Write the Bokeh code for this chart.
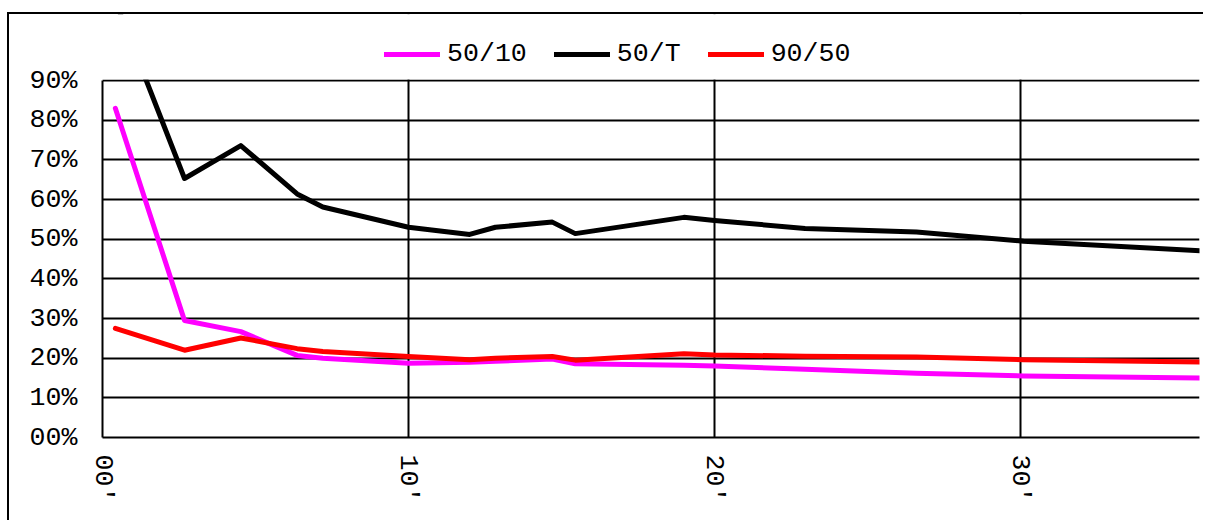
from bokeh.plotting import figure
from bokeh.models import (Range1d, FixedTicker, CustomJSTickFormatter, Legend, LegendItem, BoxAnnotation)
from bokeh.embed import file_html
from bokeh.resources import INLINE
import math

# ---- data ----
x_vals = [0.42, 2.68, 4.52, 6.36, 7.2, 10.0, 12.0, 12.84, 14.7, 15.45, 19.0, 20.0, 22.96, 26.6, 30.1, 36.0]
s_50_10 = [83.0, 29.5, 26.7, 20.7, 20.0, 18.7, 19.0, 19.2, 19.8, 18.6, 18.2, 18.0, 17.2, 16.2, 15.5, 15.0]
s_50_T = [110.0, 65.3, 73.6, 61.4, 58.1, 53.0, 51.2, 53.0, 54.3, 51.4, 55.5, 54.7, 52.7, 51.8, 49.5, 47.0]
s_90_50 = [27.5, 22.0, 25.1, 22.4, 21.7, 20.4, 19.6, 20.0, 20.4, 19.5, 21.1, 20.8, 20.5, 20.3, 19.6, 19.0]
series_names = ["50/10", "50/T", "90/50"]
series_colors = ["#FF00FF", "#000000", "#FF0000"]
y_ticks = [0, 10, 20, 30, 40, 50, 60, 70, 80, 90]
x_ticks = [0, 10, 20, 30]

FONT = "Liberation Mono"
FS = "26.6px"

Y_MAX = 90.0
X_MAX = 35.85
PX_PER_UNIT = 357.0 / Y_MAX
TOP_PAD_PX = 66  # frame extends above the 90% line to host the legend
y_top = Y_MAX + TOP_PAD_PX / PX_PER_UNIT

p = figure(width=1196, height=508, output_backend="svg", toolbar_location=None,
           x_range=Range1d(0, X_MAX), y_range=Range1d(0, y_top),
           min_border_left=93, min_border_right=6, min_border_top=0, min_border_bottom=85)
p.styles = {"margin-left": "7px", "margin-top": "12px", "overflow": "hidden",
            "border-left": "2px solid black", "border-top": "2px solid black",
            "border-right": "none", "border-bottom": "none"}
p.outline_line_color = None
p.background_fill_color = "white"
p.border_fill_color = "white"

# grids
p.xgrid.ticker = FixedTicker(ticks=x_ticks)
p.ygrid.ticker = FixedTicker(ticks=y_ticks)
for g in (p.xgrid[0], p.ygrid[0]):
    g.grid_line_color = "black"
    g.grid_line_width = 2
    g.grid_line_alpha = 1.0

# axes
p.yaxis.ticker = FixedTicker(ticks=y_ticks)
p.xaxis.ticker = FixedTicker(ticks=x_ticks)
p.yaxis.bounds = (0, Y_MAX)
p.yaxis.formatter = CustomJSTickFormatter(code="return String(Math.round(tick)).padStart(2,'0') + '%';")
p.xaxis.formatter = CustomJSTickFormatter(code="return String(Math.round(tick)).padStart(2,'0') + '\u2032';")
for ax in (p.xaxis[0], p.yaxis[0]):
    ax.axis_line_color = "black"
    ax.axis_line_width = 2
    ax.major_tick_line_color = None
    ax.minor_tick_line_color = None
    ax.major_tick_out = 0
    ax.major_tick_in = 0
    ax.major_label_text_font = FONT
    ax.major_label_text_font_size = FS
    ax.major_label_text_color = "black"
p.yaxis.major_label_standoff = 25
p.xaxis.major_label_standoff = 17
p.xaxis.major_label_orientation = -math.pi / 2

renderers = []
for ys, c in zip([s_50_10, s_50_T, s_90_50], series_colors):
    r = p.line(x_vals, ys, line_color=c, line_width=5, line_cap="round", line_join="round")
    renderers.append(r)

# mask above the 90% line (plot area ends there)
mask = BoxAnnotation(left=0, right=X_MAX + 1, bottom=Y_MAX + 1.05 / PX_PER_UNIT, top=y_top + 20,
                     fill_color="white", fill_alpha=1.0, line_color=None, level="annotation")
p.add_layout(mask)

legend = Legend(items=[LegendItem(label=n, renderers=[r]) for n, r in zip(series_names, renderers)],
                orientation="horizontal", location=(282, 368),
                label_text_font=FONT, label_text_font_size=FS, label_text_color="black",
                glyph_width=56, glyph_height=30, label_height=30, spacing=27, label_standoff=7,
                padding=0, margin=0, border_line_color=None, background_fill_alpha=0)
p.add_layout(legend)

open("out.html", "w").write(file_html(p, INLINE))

[Written request]: Omit the pictures and output all of the other material exactly.

[Solution to this exercise]:
Write the Bokeh code for this chart.
from bokeh.plotting import figure
from bokeh.models import (Range1d, FixedTicker, CustomJSTickFormatter, Legend, LegendItem, BoxAnnotation)
from bokeh.embed import file_html
from bokeh.resources import INLINE
import math

# ---- data ----
x_vals = [0.42, 2.68, 4.52, 6.36, 7.2, 10.0, 12.0, 12.84, 14.7, 15.45, 19.0, 20.0, 22.96, 26.6, 30.1, 36.0]
s_50_10 = [83.0, 29.5, 26.7, 20.7, 20.0, 18.7, 19.0, 19.2, 19.8, 18.6, 18.2, 18.0, 17.2, 16.2, 15.5, 15.0]
s_50_T = [110.0, 65.3, 73.6, 61.4, 58.1, 53.0, 51.2, 53.0, 54.3, 51.4, 55.5, 54.7, 52.7, 51.8, 49.5, 47.0]
s_90_50 = [27.5, 22.0, 25.1, 22.4, 21.7, 20.4, 19.6, 20.0, 20.4, 19.5, 21.1, 20.8, 20.5, 20.3, 19.6, 19.0]
series_names = ["50/10", "50/T", "90/50"]
series_colors = ["#FF00FF", "#000000", "#FF0000"]
y_ticks = [0, 10, 20, 30, 40, 50, 60, 70, 80, 90]
x_ticks = [0, 10, 20, 30]

FONT = "Liberation Mono"
FS = "26.6px"

Y_MAX = 90.0
X_MAX = 35.85
PX_PER_UNIT = 357.0 / Y_MAX
TOP_PAD_PX = 66  # frame extends above the 90% line to host the legend
y_top = Y_MAX + TOP_PAD_PX / PX_PER_UNIT

p = figure(width=1196, height=508, output_backend="svg", toolbar_location=None,
           x_range=Range1d(0, X_MAX), y_range=Range1d(0, y_top),
           min_border_left=93, min_border_right=6, min_border_top=0, min_border_bottom=85)
p.styles = {"margin-left": "7px", "margin-top": "12px", "overflow": "hidden",
            "border-left": "2px solid black", "border-top": "2px solid black",
            "border-right": "none", "border-bottom": "none"}
p.outline_line_color = None
p.background_fill_color = "white"
p.border_fill_color = "white"

# grids
p.xgrid.ticker = FixedTicker(ticks=x_ticks)
p.ygrid.ticker = FixedTicker(ticks=y_ticks)
for g in (p.xgrid[0], p.ygrid[0]):
    g.grid_line_color = "black"
    g.grid_line_width = 2
    g.grid_line_alpha = 1.0

# axes
p.yaxis.ticker = FixedTicker(ticks=y_ticks)
p.xaxis.ticker = FixedTicker(ticks=x_ticks)
p.yaxis.bounds = (0, Y_MAX)
p.yaxis.formatter = CustomJSTickFormatter(code="return String(Math.round(tick)).padStart(2,'0') + '%';")
p.xaxis.formatter = CustomJSTickFormatter(code="return String(Math.round(tick)).padStart(2,'0') + '\u2032';")
for ax in (p.xaxis[0], p.yaxis[0]):
    ax.axis_line_color = "black"
    ax.axis_line_width = 2
    ax.major_tick_line_color = None
    ax.minor_tick_line_color = None
    ax.major_tick_out = 0
    ax.major_tick_in = 0
    ax.major_label_text_font = FONT
    ax.major_label_text_font_size = FS
    ax.major_label_text_color = "black"
p.yaxis.major_label_standoff = 25
p.xaxis.major_label_standoff = 17
p.xaxis.major_label_orientation = -math.pi / 2

renderers = []
for ys, c in zip([s_50_10, s_50_T, s_90_50], series_colors):
    r = p.line(x_vals, ys, line_color=c, line_width=5, line_cap="round", line_join="round")
    renderers.append(r)

# mask above the 90% line (plot area ends there)
mask = BoxAnnotation(left=0, right=X_MAX + 1, bottom=Y_MAX + 1.05 / PX_PER_UNIT, top=y_top + 20,
                     fill_color="white", fill_alpha=1.0, line_color=None, level="annotation")
p.add_layout(mask)

legend = Legend(items=[LegendItem(label=n, renderers=[r]) for n, r in zip(series_names, renderers)],
                orientation="horizontal", location=(282, 368),
                label_text_font=FONT, label_text_font_size=FS, label_text_color="black",
                glyph_width=56, glyph_height=30, label_height=30, spacing=27, label_standoff=7,
                padding=0, margin=0, border_line_color=None, background_fill_alpha=0)
p.add_layout(legend)

open("out.html", "w").write(file_html(p, INLINE))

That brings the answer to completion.